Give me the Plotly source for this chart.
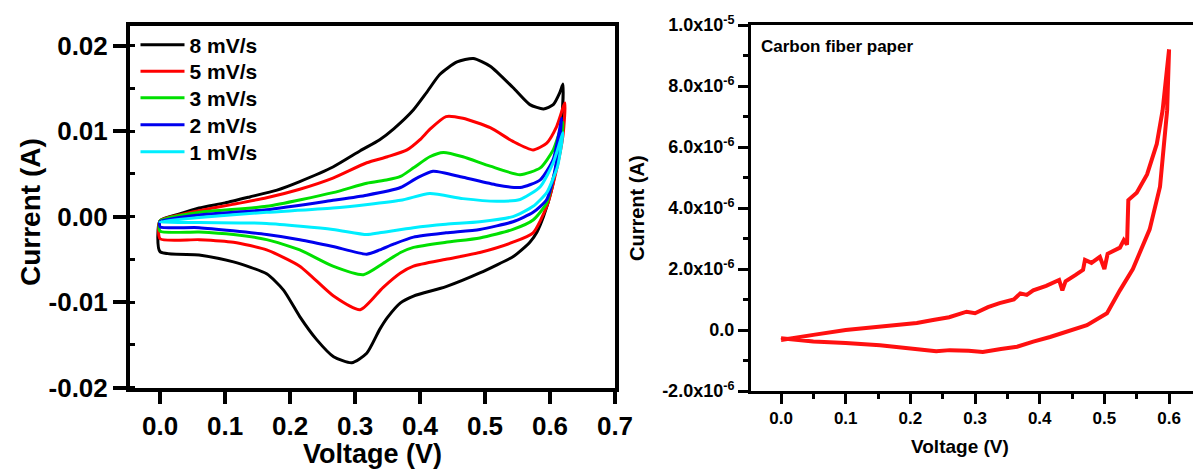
import plotly.graph_objects as go

# ---------------- Left panel: CV at different scan rates ----------------
rate_labels = ["8 mV/s", "5 mV/s", "3 mV/s", "2 mV/s", "1 mV/s"]
rate_colors = ["#000000", "#ff0000", "#00e000", "#0000ee", "#00eeff"]

v8 = [0.0, 0.03, 0.06, 0.10, 0.138, 0.18, 0.215, 0.266, 0.308, 0.338, 0.36, 0.39, 0.41, 0.43, 0.457, 0.482,
      0.508, 0.543, 0.569, 0.59, 0.605, 0.615, 0.62,
      0.618, 0.612, 0.602, 0.59, 0.58, 0.569, 0.55, 0.543, 0.492, 0.44, 0.39, 0.37, 0.35, 0.338, 0.318, 0.295,
      0.267, 0.241, 0.215, 0.19, 0.164, 0.113, 0.06, 0.0, 0.0]
i8 = [-0.0005, 0.0003, 0.0010, 0.0016, 0.0023, 0.0031, 0.0041, 0.0058, 0.0077, 0.0090, 0.0103, 0.0125, 0.0145,
      0.0166, 0.0181, 0.0185, 0.0176, 0.0151, 0.0131, 0.0126, 0.0131, 0.0145, 0.0155,
      0.0110, 0.0070, 0.0030, 0.0, -0.0018, -0.0030, -0.0043, -0.0047, -0.0066, -0.0082, -0.0093, -0.0101,
      -0.0118, -0.0132, -0.0160, -0.0171, -0.0164, -0.0144, -0.0117, -0.0086, -0.0067, -0.0053, -0.0045,
      -0.0041, -0.0005]

v5 = [0.0, 0.03, 0.06, 0.11, 0.164, 0.215, 0.266, 0.318, 0.35, 0.38, 0.40, 0.415, 0.44, 0.466, 0.508, 0.543,
      0.574, 0.595, 0.61, 0.623,
      0.62, 0.61, 0.595, 0.574, 0.543, 0.492, 0.44, 0.39, 0.37, 0.343, 0.308, 0.267, 0.215, 0.164, 0.113, 0.06,
      0.0, 0.0]
i5 = [-0.0005, 0.0002, 0.0007, 0.0014, 0.0022, 0.0032, 0.0045, 0.0063, 0.0070, 0.0078, 0.0090, 0.0102, 0.0117,
      0.0115, 0.0104, 0.0088, 0.0078, 0.0086, 0.0105, 0.0133,
      0.0095, 0.0055, 0.0012, -0.0019, -0.0030, -0.0042, -0.0050, -0.0058, -0.0066, -0.0083, -0.0109, -0.0093,
      -0.0058, -0.0039, -0.0030, -0.0027, -0.0026, -0.0005]

v3 = [0.0, 0.06, 0.164, 0.266, 0.318, 0.35, 0.37, 0.39, 0.415, 0.436, 0.466, 0.508, 0.554, 0.585, 0.605, 0.62,
      0.615, 0.605, 0.595, 0.574, 0.543, 0.492, 0.44, 0.39, 0.37, 0.343, 0.313, 0.266, 0.215, 0.164, 0.113, 0.06,
      0.0, 0.0]
i3 = [-0.0005, 0.0005, 0.0012, 0.0028, 0.0039, 0.0043, 0.0047, 0.0057, 0.0070, 0.0075, 0.0070, 0.0059, 0.0049,
      0.0057, 0.0078, 0.0110,
      0.0075, 0.0045, 0.0016, -0.0004, -0.0015, -0.0025, -0.0030, -0.0036, -0.0042, -0.0055, -0.0068, -0.0058,
      -0.0039, -0.0027, -0.0021, -0.0018, -0.0017, -0.0005]

v2 = [0.0, 0.06, 0.164, 0.266, 0.318, 0.37, 0.395, 0.42, 0.466, 0.518, 0.554, 0.585, 0.605, 0.618,
      0.612, 0.605, 0.595, 0.574, 0.543, 0.492, 0.44, 0.39, 0.36, 0.338, 0.318, 0.266, 0.215, 0.164, 0.06,
      0.0, 0.0]
i2 = [-0.0006, 0.0002, 0.0008, 0.0019, 0.0025, 0.0034, 0.0045, 0.0053, 0.0046, 0.0037, 0.0034, 0.0043,
      0.0067, 0.0115,
      0.0075, 0.0045, 0.0020, 0.0005, -0.0006, -0.0015, -0.0019, -0.0024, -0.0032, -0.0039, -0.0044, -0.0035,
      -0.0027, -0.0021, -0.0013, -0.0012, -0.0006]

v1 = [0.0, 0.06, 0.164, 0.266, 0.37, 0.415, 0.466, 0.518, 0.554, 0.585, 0.605, 0.62,
      0.612, 0.605, 0.595, 0.574, 0.543, 0.492, 0.44, 0.39, 0.338, 0.318, 0.266, 0.164, 0.06, 0.0]
i1 = [-0.0006, -0.0001, 0.0005, 0.0010, 0.0019, 0.0027, 0.0021, 0.0018, 0.0020, 0.0035, 0.0063, 0.0098,
      0.0060, 0.0045, 0.0028, 0.0012, 0.0, -0.0006, -0.0009, -0.0013, -0.0019, -0.0021, -0.0015, -0.0008,
      -0.0007, -0.0006]

left_v = [v8, v5, v3, v2, v1]
left_i = [i8, i5, i3, i2, i1]

left_xticks = [0.0, 0.1, 0.2, 0.3, 0.4, 0.5, 0.6, 0.7]
left_yticks = [-0.02, -0.01, 0.0, 0.01, 0.02]
left_yticktext = ["-0.02", "-0.01", "0.00", "0.01", "0.02"]

# ---------------- Right panel: carbon fiber paper ----------------
cfp_v = [0.0, 0.02, 0.05, 0.10, 0.153, 0.184, 0.21, 0.235, 0.26, 0.287, 0.30, 0.32, 0.338, 0.36, 0.37, 0.38,
         0.39, 0.41, 0.43, 0.435, 0.44, 0.455, 0.467, 0.47, 0.48, 0.493, 0.50, 0.505, 0.515, 0.524, 0.53, 0.535,
         0.537, 0.55, 0.566, 0.581, 0.59, 0.60,
         0.597, 0.586, 0.57, 0.544, 0.524, 0.504, 0.473, 0.45, 0.416, 0.39, 0.365, 0.34, 0.312, 0.29, 0.261,
         0.24, 0.21, 0.18, 0.153, 0.10, 0.05, 0.0]
cfp_i = [-0.33e-6, -0.25e-6, -0.16e-6, 0.0, 0.10e-6, 0.16e-6, 0.23e-6, 0.33e-6, 0.42e-6, 0.60e-6, 0.55e-6,
         0.75e-6, 0.88e-6, 1.0e-6, 1.2e-6, 1.15e-6, 1.3e-6, 1.45e-6, 1.64e-6, 1.3e-6, 1.6e-6, 1.8e-6, 1.97e-6,
         2.3e-6, 2.2e-6, 2.4e-6, 2.0e-6, 2.5e-6, 2.6e-6, 2.7e-6, 2.95e-6, 2.8e-6, 4.26e-6, 4.5e-6, 5.1e-6,
         6.1e-6, 7.2e-6, 9.2e-6,
         7.2e-6, 4.7e-6, 3.3e-6, 2.0e-6, 1.3e-6, 0.55e-6, 0.16e-6, 0.0, -0.23e-6, -0.38e-6, -0.55e-6, -0.62e-6,
         -0.72e-6, -0.68e-6, -0.66e-6, -0.70e-6, -0.63e-6, -0.58e-6, -0.50e-6, -0.43e-6, -0.38e-6, -0.27e-6]

right_xticks = [0.0, 0.1, 0.2, 0.3, 0.4, 0.5, 0.6]
right_yticks = [-2e-6, 0.0, 2e-6, 4e-6, 6e-6, 8e-6, 1e-5]
right_yticktext = ["-2.0x10<sup>-6</sup>", "0.0", "2.0x10<sup>-6</sup>", "4.0x10<sup>-6</sup>",
                   "6.0x10<sup>-6</sup>", "8.0x10<sup>-6</sup>", "1.0x10<sup>-5</sup>"]

FONT = "Liberation Sans, Arial, sans-serif"
W, H = 1193, 470

legend_rows_px = [45, 71.5, 98, 125, 152]
legend_names = ["legend", "legend2", "legend3", "legend4", "legend5"]

fig = go.Figure()
for k, (lbl, col, vv, ii) in enumerate(zip(rate_labels, rate_colors, left_v, left_i)):
    fig.add_trace(go.Scatter(x=vv, y=ii, mode="lines", name=lbl, legend=legend_names[k],
                             line=dict(color=col, width=3, shape="spline", smoothing=0.6),
                             xaxis="x", yaxis="y"))

fig.add_trace(go.Scatter(x=cfp_v, y=cfp_i, mode="lines", showlegend=False,
                         line=dict(color="#ff1010", width=4),
                         xaxis="x2", yaxis="y2"))

lx = [130 / W, 615 / W]
ly = [1 - 387.5 / H, 1 - 26 / H]
rx = [751 / W, 1.0]
ry = [1 - 391 / H, 1 - 25 / H]

legend_style = dict(xanchor="left", yanchor="middle", bgcolor="rgba(0,0,0,0)",
                    font=dict(size=21, family=FONT, weight="bold", color="black"),
                    itemwidth=44, borderwidth=0)
layout_legends = {}
for name, ypx in zip(legend_names, legend_rows_px):
    layout_legends[name] = dict(x=135.5 / W, y=1 - ypx / H, **legend_style)

fig.update_layout(
    width=W, height=H, margin=dict(l=0, r=0, t=0, b=0, autoexpand=False),
    paper_bgcolor="white", plot_bgcolor="white",
    font=dict(family=FONT, color="black"),
    showlegend=True,
    **layout_legends,
    xaxis=dict(domain=lx, range=[-0.0462, 0.7], anchor="y", tickvals=left_xticks, automargin=False,
               tickformat=".1f", showgrid=False, zeroline=False, showline=True, linewidth=4,
               linecolor="black", mirror=True, ticks="outside", ticklen=12, tickwidth=4,
               tickcolor="black", tickfont=dict(size=26, family=FONT, weight="bold")),
    yaxis=dict(domain=ly, range=[-0.02, 0.0223], anchor="x", tickvals=left_yticks, automargin=False,
               ticktext=left_yticktext, showgrid=False, zeroline=False, showline=True, linewidth=4,
               linecolor="black", mirror=True, ticks="outside", ticklen=13, tickwidth=4,
               tickcolor="black", tickfont=dict(size=26, family=FONT, weight="bold"),
               minor=dict(ticks="inside", dtick=0.005, tick0=0, ticklen=5, tickwidth=3, tickcolor="black")),
    yaxis3=dict(overlaying="y", side="right", anchor="x", range=[-0.02, 0.0223], showgrid=False,
                zeroline=False, showticklabels=False, ticks="inside", tickvals=left_yticks,
                automargin=False, ticklen=5, tickwidth=3, tickcolor="black",
                minor=dict(ticks="inside", dtick=0.005, tick0=0, ticklen=5, tickwidth=3, tickcolor="black")),
    xaxis2=dict(domain=rx, range=[-0.0464, 0.637], anchor="y2", tickvals=right_xticks, automargin=False,
                tickformat=".1f", showgrid=False, zeroline=False, showline=True, linewidth=3,
                linecolor="black", mirror=True, ticks="outside", ticklen=10, tickwidth=3,
                tickcolor="black", tickfont=dict(size=17, family=FONT, weight="bold"),
                minor=dict(ticks="outside", dtick=0.05, tick0=0, ticklen=5, tickwidth=3, tickcolor="black")),
    yaxis2=dict(domain=ry, range=[-2e-6, 1e-5], anchor="x2", tickvals=right_yticks, automargin=False,
                ticktext=right_yticktext, showgrid=False, zeroline=False, showline=True, linewidth=3,
                linecolor="black", mirror=True, ticks="outside", ticklen=10, tickwidth=3,
                tickcolor="black", tickfont=dict(size=18, family=FONT, weight="bold"),
                minor=dict(ticks="outside", dtick=1e-6, tick0=0, ticklen=5, tickwidth=3, tickcolor="black")),
)

annots = [
    dict(text="Current (A)", x=30 / W, y=1 - 212 / H, textangle=-90, font=dict(size=28, weight="bold")),
    dict(text="Voltage (V)", x=372 / W, y=1 - 454 / H, font=dict(size=27, weight="bold")),
    dict(text="Current (A)", x=637 / W, y=1 - 208 / H, textangle=-90, font=dict(size=20, weight="bold")),
    dict(text="Voltage (V)", x=960 / W, y=1 - 446 / H, font=dict(size=19, weight="bold")),
]
for a in annots:
    fig.add_annotation(xref="paper", yref="paper", showarrow=False, xanchor="center", yanchor="middle",
                       font_family=FONT, font_color="black", **a)
fig.add_annotation(xref="paper", yref="paper", x=759 / W, y=1 - 47 / H, xanchor="left", yanchor="middle",
                   showarrow=False, text="Carbon fiber paper",
                   font=dict(size=17, family=FONT, weight="bold", color="black"))

fig.write_html("out.html")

--------------------

• **Short task**
Write out again, exactly, the lines from the start of the listing up to the line containing "-0.0041, -0.0005]", with both ends and without pictures.

• **Exercise response**
Give me the Plotly source for this chart.
import plotly.graph_objects as go

# ---------------- Left panel: CV at different scan rates ----------------
rate_labels = ["8 mV/s", "5 mV/s", "3 mV/s", "2 mV/s", "1 mV/s"]
rate_colors = ["#000000", "#ff0000", "#00e000", "#0000ee", "#00eeff"]

v8 = [0.0, 0.03, 0.06, 0.10, 0.138, 0.18, 0.215, 0.266, 0.308, 0.338, 0.36, 0.39, 0.41, 0.43, 0.457, 0.482,
      0.508, 0.543, 0.569, 0.59, 0.605, 0.615, 0.62,
      0.618, 0.612, 0.602, 0.59, 0.58, 0.569, 0.55, 0.543, 0.492, 0.44, 0.39, 0.37, 0.35, 0.338, 0.318, 0.295,
      0.267, 0.241, 0.215, 0.19, 0.164, 0.113, 0.06, 0.0, 0.0]
i8 = [-0.0005, 0.0003, 0.0010, 0.0016, 0.0023, 0.0031, 0.0041, 0.0058, 0.0077, 0.0090, 0.0103, 0.0125, 0.0145,
      0.0166, 0.0181, 0.0185, 0.0176, 0.0151, 0.0131, 0.0126, 0.0131, 0.0145, 0.0155,
      0.0110, 0.0070, 0.0030, 0.0, -0.0018, -0.0030, -0.0043, -0.0047, -0.0066, -0.0082, -0.0093, -0.0101,
      -0.0118, -0.0132, -0.0160, -0.0171, -0.0164, -0.0144, -0.0117, -0.0086, -0.0067, -0.0053, -0.0045,
      -0.0041, -0.0005]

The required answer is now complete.